What we got was... erm ... probably best described as crispy roast uck, with a side of potential plague. The four horsemen of the apocalypse rode through my kitchen and left holding their noses and gagging gently.

The first indication that something was wrong came around the beginning of the second hour of slow roasting, when an indescribable aroma began to fill up the flat.

Now, I've cooked duck before. Never a whole one, usually the legs and breast. It smells great. It does not smell like a werwolf rolled in a sewer and then duct-taped itself to an exhaust outlet.

I checked to make sure the giblets were out, and there weren't any feathers left. The duck had been defrosted and salted, and if the meat was off I'd expect to smell it at that point, or see discolouration. I wondered if some cleaning product had gotten into the oven.  I'd left some of the extra skin in the pan to get crispy so I took a tentative nibble. It tasted okay. Fifteen minutes later my mouth and throat were burning.

A skype conversation with the folks confirmed that duck shouldn't reek badly while cooking, so I decided to haul it out and see what the hell had happened.

By this point my cousin was walking around with her top pulled up over her nose and mouth, like an extra from a cowboy movie.

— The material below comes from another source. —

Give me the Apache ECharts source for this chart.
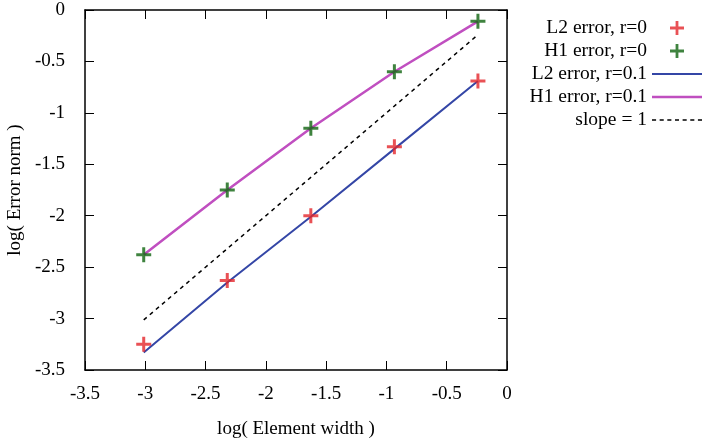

The stench was dying down a little, so I pulled open the oven door and hauled The Bird That Shall Not Be Named out.

Stacey and I looked at it. At this point, I may have thrown up a little in my mouth.

The top of the bird had turned a hideous shade of grey-green. The meat on the legs had collapsed, leaving shards of brown bone sticking through. The sides were splitting and peeling apart. (The skin was crispy, though. Definitely got that bit right.)

By all appearances, I had just roasted seven shades out of zombie duck.

(I ate some of that. It was a nibble, true, but not the point. I ate some of that. I'm hoping not enough to get me sick.)

At this point the smell was overpowering, and both of us retreated from the kitchen to our respective bedrooms. The dialogue below is an extract of the text message conversation that followed.

Me: This is an ex-duck in every sense of the word. Chicken again?
Stacey: Maybe it shagged the dog. (When the smell started, she thought a dog had gotten in. A large, dirty, wet dog.)
Me: Fluffy duck! Or, Fluffy got ducked? 
Stacey: Fluffy got ducked then stuffed into a duck suit.
Me: Duffy does Fluffy?
Stacey: It could have been Pluto or Goofy.
Me: Duffy is a bad, bad duck.

Eventually, for the sanity of all concerned, Stacey got dressed for outdoors while I double-bagged Zombie Duck, and she took it downstairs to the outside bin.

I put on the extractor fan to the highest setting and scrubbed everything down with malt vinegar and soap.

We ordered Chinese takeaway, and I sulked over the perfect crispy duck pancakes that arrived as part of the order.


                                                   ****************

It's back to work for me tomorrow, so the blog posts will slow down a bit.  If anyone has any clue how I ended up roasting zombie duck, I'd love to hear it.

We've ended up putting a diffuser into the kitchen; as the smell of roast zombie duck faded, it started to smell more and more like said zombie duck defecated as it was hauled out of the kitchen.

There are easier ways to clear your sinuses.